Juan Villoro, Barcelona, noviembre de 2002
Gustavo Pérez trabaja en medio de una vegetación desaforada, que se renueva como la caligrafía de un Dios fecundo y autocrítico. Cada brote es corregido por otro. En esa región cercana a la ciudad de Xalapa rara vez deja de llover. Lo único que compite con la caída del agua es el humo de un horno. Los cazadores y los ciclistas que circulan a deshoras por la carretera reconocen el lugar por el olfato. Bajo la tempestad, el aire huele a tierra quemada, a sequías largas, a los trabajos de un sol invisible.
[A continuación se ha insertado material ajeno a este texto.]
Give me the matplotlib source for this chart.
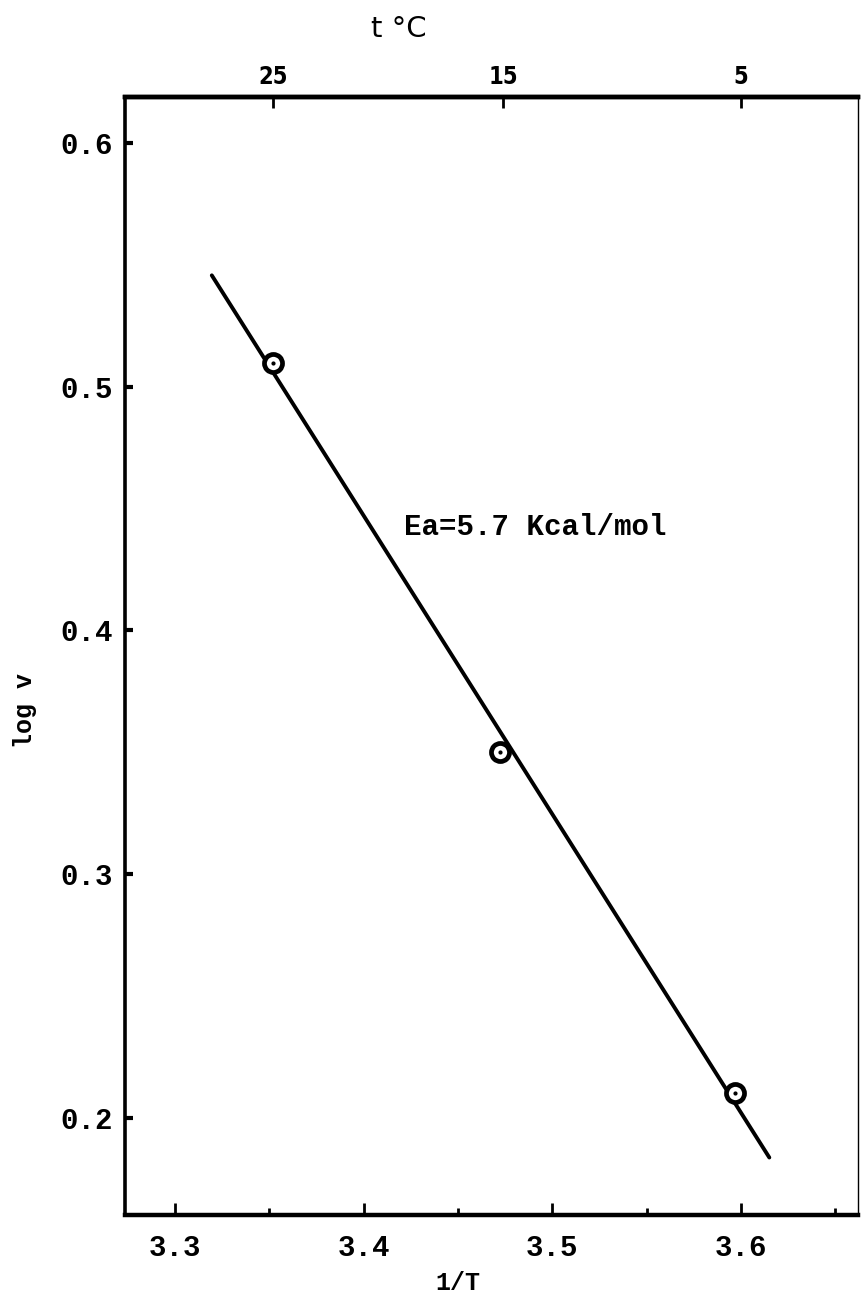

“Hay ceramistas de agua y ceramistas de fuego”, me dijo Gustavo mientras lo veía trabajar en su estudio. Aunque él se sirve de la tierra húmeda para lograr sus formas esbeltas y marcarlas con alfileres de minuciosa cirugía, ha privilegiado el último momento de la cerámica, la entrada al horno, donde las vasijas adquieren otro tamaño, otra textura, el aspecto que el ceramista sólo puede conjeturar.
Gustavo Pérez estudió filosofía y matemáticas, y es un consumado conocedor de música. Su afición a los lenguajes abstractos y los teoremas elegantes determina su trabajo; el barro que pasa por sus manos no existe como presente, es una materia especulativa, que cambiará al someterse a la lógica del fuego. Mientras la lluvia empapa la noche, el horno cocina formas. En la mañana, amanecen astros de tierra clara.
Ceramista del día siguiente, Gustavo ve cosas por ocurrir. Con frecuencia, su mirada parece estirarse hacia algo fuera del campo visual, en busca de relieves. Una mirada que da la vuelta.
En los cajones del estudio, entre libros, fósiles e insectos muertos, hay numerosos cuadernos de dibujo. No se trata de bosquejos para la cerámica, sino de mapas imaginarios: masas continentales, desiertos agrietados, delicadas planchas telúricas, la geometría con que el tiempo marca sus territorios. Los apuntes no diseñan cerámicas futuras; trazan la mente del ceramista.
Gustavo Pérez asimila la rica tradición de la artesanía popular de México y la prolonga en forma crítica, asumiendo nuevos desafíos. Un lugar común afirma que el arte no tiene otra función que su estética. Esto llevaría a pensar que los delicados prodigios de Gustavo Pérez no sirven de floreros. Sin embargo, él no ha querido alejarse del fin plebeyo y necesario con que la tierra se transforma en plato o jarra. Si a veces nos da cerámicas no reconocibles como enseres, y por lo tanto “inútiles”, la hace para señalar los límites de su aventura y dialogar con otras tendencias del arte. De modo central, su renovación estética depende de respetar la humildad de las cosas. Los círculos azul cobalto, las originales hendiduras, los pliegues sorpresivos no impiden que ese objeto declare su milenario orgullo de ser una vasija. En Gustavo Pérez la noción de uso se conserva, pero renueva su sentido: sus ollas son ideales para batir chocolate metafísico.
“¿Qué es una caricia?” se pregunta Michel Tournier: “Es un roce que toma posesión de la materia profunda”. El tacto despierta la hondura secreta de las cosas. Algo nos dice que las superficies de Gustavo Pérez han existido de otro modo; fueron un sol, un pez, una pirámide. Cerámica: arena que se dobla, y que vuelve a preservar su misterio de lumbre y ceniza.